浮気が発覚後の夫婦関係に加え、以下のような要素も請求できる慰謝料の金額に影響します。

  • 結婚生活の長さ…長いほど慰謝料は高くなる
  • 子どもの有無…子どもがいると慰謝料は高くなる
  • 配偶者とその浮気相手のどちらが浮気の主導権を握っていたか…浮気相手だと慰謝料は高くなる
  • 浮気の程度(回数、浮気による妊娠や出産)…回数が多いほど、また妊娠や出産をともなうと慰謝料は高くなる
  • 浮気相手の反省度合い…反省がない、浮気はしていないと嘘をついた場合、慰謝料は高くなる

弁護士の仲介で慰謝料が多く請求できる?

配偶者の浮気相手に慰謝料を請求する際、独力でやることは確かに可能です。しかし、慰謝料請求書や示談書の作成など、書類の作成に専門的な知識が必要になることも少なくないため、実際は弁護士に仲介を依頼することが多いです。
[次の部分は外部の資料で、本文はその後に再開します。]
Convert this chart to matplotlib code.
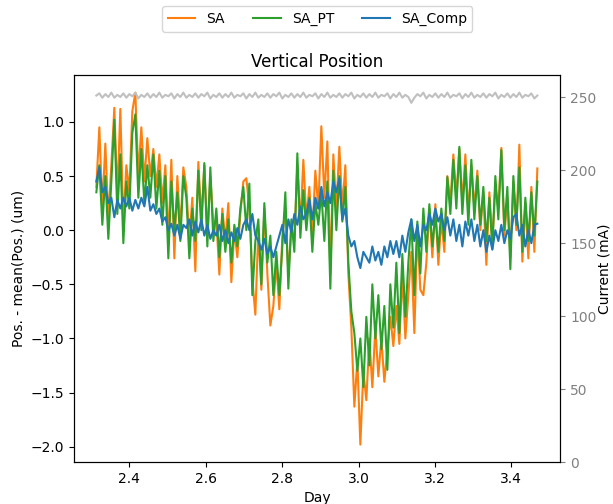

弁護士に依頼することで、独力で交渉するよりも多くの慰謝料が請求できるとは限りませんが、弁護士に適正な額の慰謝料を算出してもらうことで、円滑に交渉を行うことができます。

配偶者と浮気相手が浮気をしたことについて、請求する慰謝料の金額はどれぐらいの額が妥当なのか読み違えると、うまく示談に持って行くことができないばかりか、求償権を行使される恐れがあります。さらに、話し合いで示談に持ち込めなかった場合は、裁判で解決することになります。裁判になったとき、独力で対応するのは難しいでしょう。

まとめ

配偶者の浮気は、配偶者とその浮気相手の両方が責任を負うべきものであり、慰謝料も両方に求めることができます。しかし、あなたが配偶者と結婚生活を存続させたい場合は、浮気相手のみに請求することもできます。

慰謝料を請求するには、あなたと配偶者、浮気相手の状況を踏まえた慰謝料の金額を設定する必要があります。また、請求書や示談書の作成が必要になるほか、話し合いによって示談ができなかった場合は、裁判で解決をはかることになります。独力ですべてを進めるのは難しく、慰謝料請求に向けた示談や慰謝料請求訴訟に明るい弁護士に相談することをお勧めします。